Is this majority enough to transform the filibuster?  No.  But it could be able to do one big thing, and maybe another.

First, end the filibuster for executive branch appointments.  It is simply unconscionable for the minority to prevent the President from filling his or her administration — regardless of which party is in power.  You don’t like Obama’s Czars?  Fine.  Give him up-or-down votes.  This really is a good government thing: the government has to run, and it has to be staffed.  No danger here of locking in political appointees past their time.

Will these 53 Dems do it?  I hope so.  You can always count on them to cave, and people like Mary Landrieu have tried to use these holds over appointees in order to extract concessions.  But this is so basic that it is really a requirement. 

Second, make them actually filibuster.  Many — including myself — were initially furious with Harry Reid for not making the Republicans actually filibuster, but there was a reason he didn’t: he couldn’t.  Under current rules, silent filibusters rule: all the minority needs is one Senator in the chamber to “note the absence of a quorum” to bring up a quorum call, and prevent cloture.
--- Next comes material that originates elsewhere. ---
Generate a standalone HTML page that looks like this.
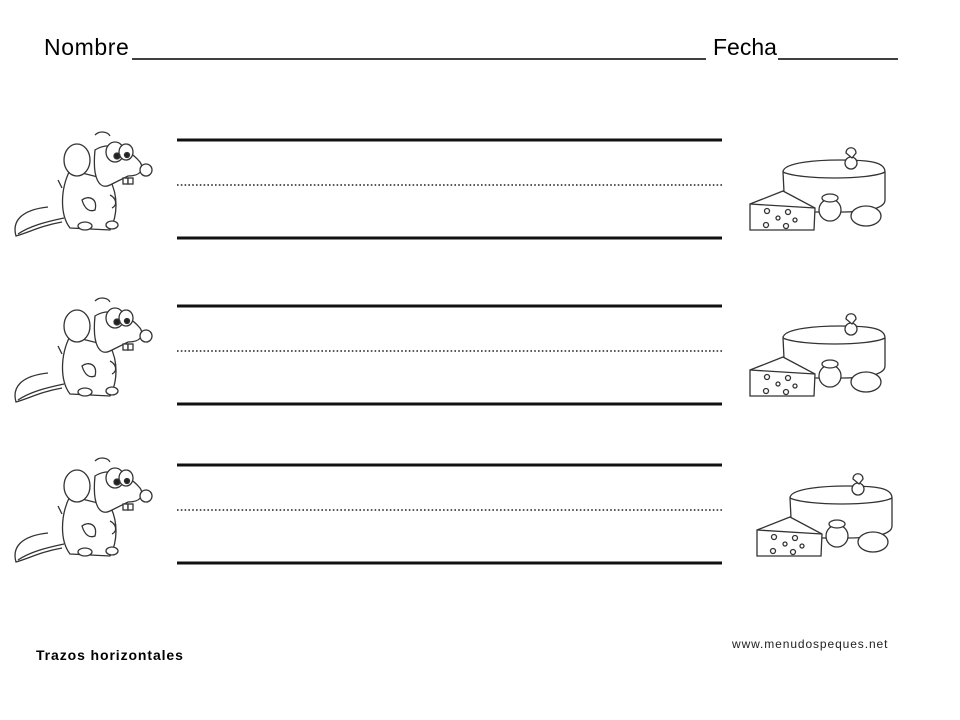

Now, most Senators might reject general abolition because they don’t want to give up that weapon if it’s really important.  Fair enough, I suppose — if it’s really important.  Put another way, making them actually filibuster could force them to disclose what some economists call their “reservation price” for something.  Right now, filibustering is costless.  It shouldn’t be.

The question is whether the Democratic caucus actually cares about helping their country (and their party), or whether they are more interested in their personal perks.  Heretofore, it has been the latter.  But they need to know that if they maintain the current system, they will lose the majority in 2012 — the 2012 Democratic Senate map is pretty ugly (defending Tester, Webb, MacCaskill, Cantwell, Stabenow, both Nelsons, and steaming pile of Kent Conrad).  They have to show that they can govern their own institution.